**Written task**. Repeat only the lines from the line containing "Give me the matplotlib source for this chart." through the line containing "from matplotlib.colors import to_rgb", both included, exactly as they stand.

**Raw data**.

(begin)

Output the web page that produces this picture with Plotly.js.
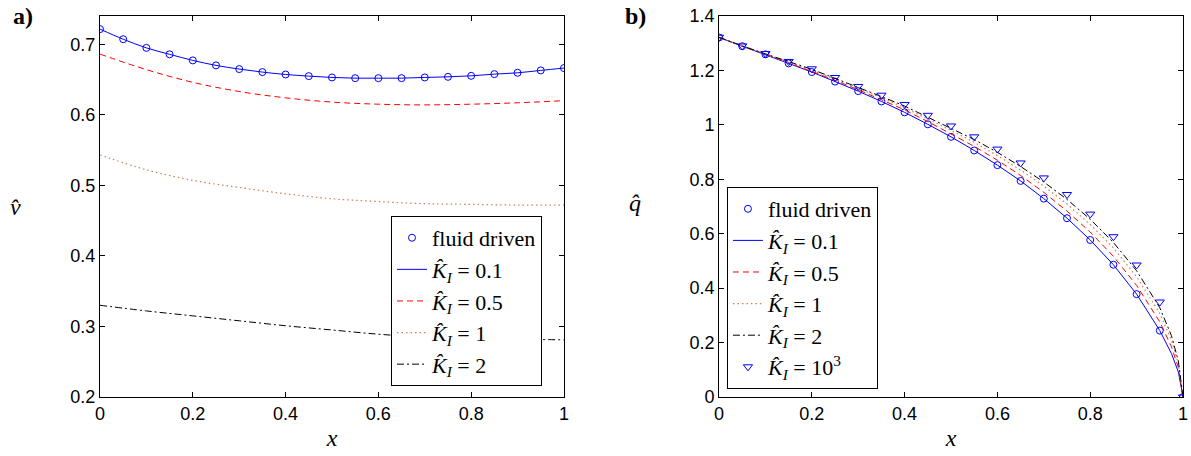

(end)
(begin)

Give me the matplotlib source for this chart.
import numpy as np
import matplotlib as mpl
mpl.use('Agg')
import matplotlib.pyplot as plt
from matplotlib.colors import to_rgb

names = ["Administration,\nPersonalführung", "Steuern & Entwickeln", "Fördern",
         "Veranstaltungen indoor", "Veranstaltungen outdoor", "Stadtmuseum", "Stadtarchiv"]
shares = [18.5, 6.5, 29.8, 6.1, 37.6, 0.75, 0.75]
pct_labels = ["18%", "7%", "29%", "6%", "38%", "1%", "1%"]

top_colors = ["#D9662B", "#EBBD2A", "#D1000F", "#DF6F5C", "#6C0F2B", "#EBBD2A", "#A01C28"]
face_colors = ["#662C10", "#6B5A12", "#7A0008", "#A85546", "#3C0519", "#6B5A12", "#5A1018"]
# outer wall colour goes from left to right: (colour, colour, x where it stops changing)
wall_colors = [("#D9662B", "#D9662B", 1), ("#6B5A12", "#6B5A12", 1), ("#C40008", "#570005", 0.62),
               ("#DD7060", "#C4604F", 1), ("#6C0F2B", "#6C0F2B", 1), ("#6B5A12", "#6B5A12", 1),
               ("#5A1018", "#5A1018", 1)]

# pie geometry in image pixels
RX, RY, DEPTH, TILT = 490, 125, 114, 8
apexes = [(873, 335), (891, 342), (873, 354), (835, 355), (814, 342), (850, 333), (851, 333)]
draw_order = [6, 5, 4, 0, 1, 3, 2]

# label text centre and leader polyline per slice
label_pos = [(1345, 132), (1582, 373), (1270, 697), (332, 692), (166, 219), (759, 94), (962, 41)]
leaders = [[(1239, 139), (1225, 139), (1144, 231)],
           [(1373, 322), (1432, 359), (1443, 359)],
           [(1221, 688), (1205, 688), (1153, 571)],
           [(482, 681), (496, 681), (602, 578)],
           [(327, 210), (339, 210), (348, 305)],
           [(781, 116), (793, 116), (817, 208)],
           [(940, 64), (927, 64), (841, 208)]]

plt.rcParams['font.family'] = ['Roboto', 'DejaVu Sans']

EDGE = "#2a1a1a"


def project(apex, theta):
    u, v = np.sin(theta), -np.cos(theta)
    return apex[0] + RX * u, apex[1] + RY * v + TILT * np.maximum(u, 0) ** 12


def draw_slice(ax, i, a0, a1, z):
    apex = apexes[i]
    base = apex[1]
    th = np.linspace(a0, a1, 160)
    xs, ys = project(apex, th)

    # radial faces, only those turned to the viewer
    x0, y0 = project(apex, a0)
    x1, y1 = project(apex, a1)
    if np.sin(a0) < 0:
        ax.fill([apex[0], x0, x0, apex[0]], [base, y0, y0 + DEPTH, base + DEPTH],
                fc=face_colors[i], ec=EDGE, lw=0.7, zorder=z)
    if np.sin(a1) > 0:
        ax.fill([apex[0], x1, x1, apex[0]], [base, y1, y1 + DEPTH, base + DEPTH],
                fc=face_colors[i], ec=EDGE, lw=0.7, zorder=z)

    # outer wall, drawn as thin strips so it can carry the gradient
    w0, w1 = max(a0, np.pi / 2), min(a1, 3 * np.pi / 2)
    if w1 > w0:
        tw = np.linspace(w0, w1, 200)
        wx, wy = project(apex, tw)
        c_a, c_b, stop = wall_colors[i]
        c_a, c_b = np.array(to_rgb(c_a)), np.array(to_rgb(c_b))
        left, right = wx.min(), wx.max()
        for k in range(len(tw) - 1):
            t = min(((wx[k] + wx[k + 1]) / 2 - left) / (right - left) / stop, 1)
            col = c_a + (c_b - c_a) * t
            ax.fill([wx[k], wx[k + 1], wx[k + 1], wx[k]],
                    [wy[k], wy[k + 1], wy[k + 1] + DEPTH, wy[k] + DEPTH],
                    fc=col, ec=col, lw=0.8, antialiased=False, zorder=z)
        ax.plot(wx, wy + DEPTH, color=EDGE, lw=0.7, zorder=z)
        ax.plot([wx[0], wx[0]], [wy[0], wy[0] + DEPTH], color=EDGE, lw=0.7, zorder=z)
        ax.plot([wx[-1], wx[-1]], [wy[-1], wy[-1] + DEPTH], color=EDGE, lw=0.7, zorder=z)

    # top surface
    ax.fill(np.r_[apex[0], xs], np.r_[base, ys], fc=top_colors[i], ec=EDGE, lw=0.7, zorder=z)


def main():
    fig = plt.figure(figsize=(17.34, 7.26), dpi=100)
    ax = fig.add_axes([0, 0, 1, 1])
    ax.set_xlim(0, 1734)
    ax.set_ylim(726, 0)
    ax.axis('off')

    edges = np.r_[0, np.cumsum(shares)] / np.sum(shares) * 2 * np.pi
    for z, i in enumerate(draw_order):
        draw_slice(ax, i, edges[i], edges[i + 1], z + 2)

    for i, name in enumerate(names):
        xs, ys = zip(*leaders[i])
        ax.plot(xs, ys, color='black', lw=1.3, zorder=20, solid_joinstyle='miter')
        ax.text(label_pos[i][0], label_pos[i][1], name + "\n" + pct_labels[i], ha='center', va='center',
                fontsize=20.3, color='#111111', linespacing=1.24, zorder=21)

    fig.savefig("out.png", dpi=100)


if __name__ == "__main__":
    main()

(end)

**Completed exercise**.
Give me the matplotlib source for this chart.
import numpy as np
import matplotlib as mpl
mpl.use('Agg')
import matplotlib.pyplot as plt
from matplotlib.colors import to_rgb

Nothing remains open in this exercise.